Opponents of trade liberalization are painting themselves into a corner. They repeat endlessly that rising imports and trade deficits are bad for the U.S. economy and American workers. Imports and the trade deficits they fuel supposedly reduce U.S. employment and wages and impoverish American households as we borrow more and more and sell off the family jewels to support consumption. And since imports and trade deficits keep expanding, our economy must be getting worse, right?
Wrong. This morning the Labor Department reported that the U.S. unemployment rate fell again last month, to 4.5 percent, which must be full employment by anybody’s definition. Almost 100,000 net jobs were added in February, despite cold weather that crimped construction.
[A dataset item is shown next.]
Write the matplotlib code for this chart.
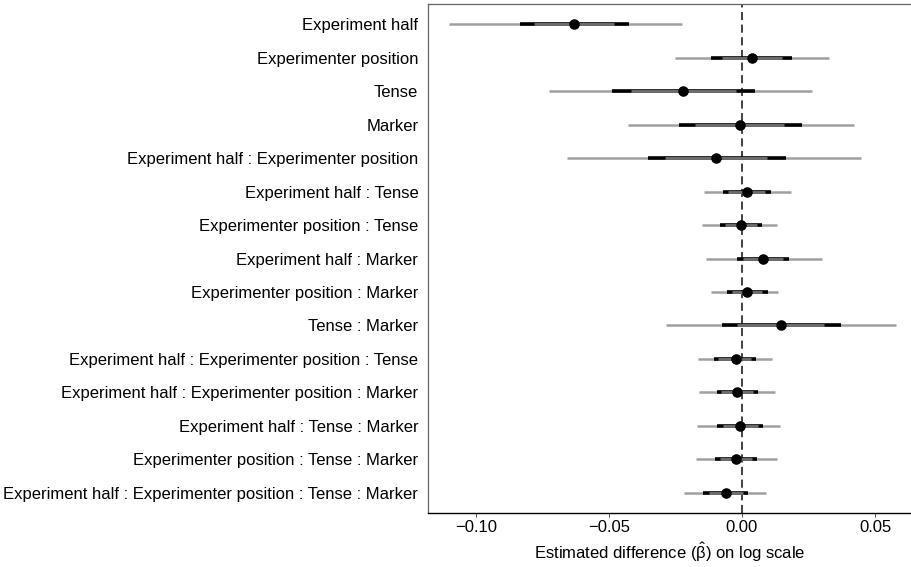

Those job gains come on top of a revised net gain of 372,000 jobs in December and January, bringing net employment growth in the past four years to 6.5 million. Today’s report also confirms that real wages continue to rise for American workers.
Adding to the favorable picture, the Federal Reserve Board reported yesterday that the net household wealth of American families in the last quarter of 2006 reached a record $55.6 trillion. And that is net wealth: what we own after subtracting mortgage, consumer and other debts. Our net wealth is up 43 percent in the past four years, driven by increases not only in home values but also stock prices.
Granted, our infinitely complex, $13.5 trillion economy will have its ups and downs, but the current reality simply does not square with the politically tainted picture of economic misery and hopelessness being portrayed by certain critics of trade.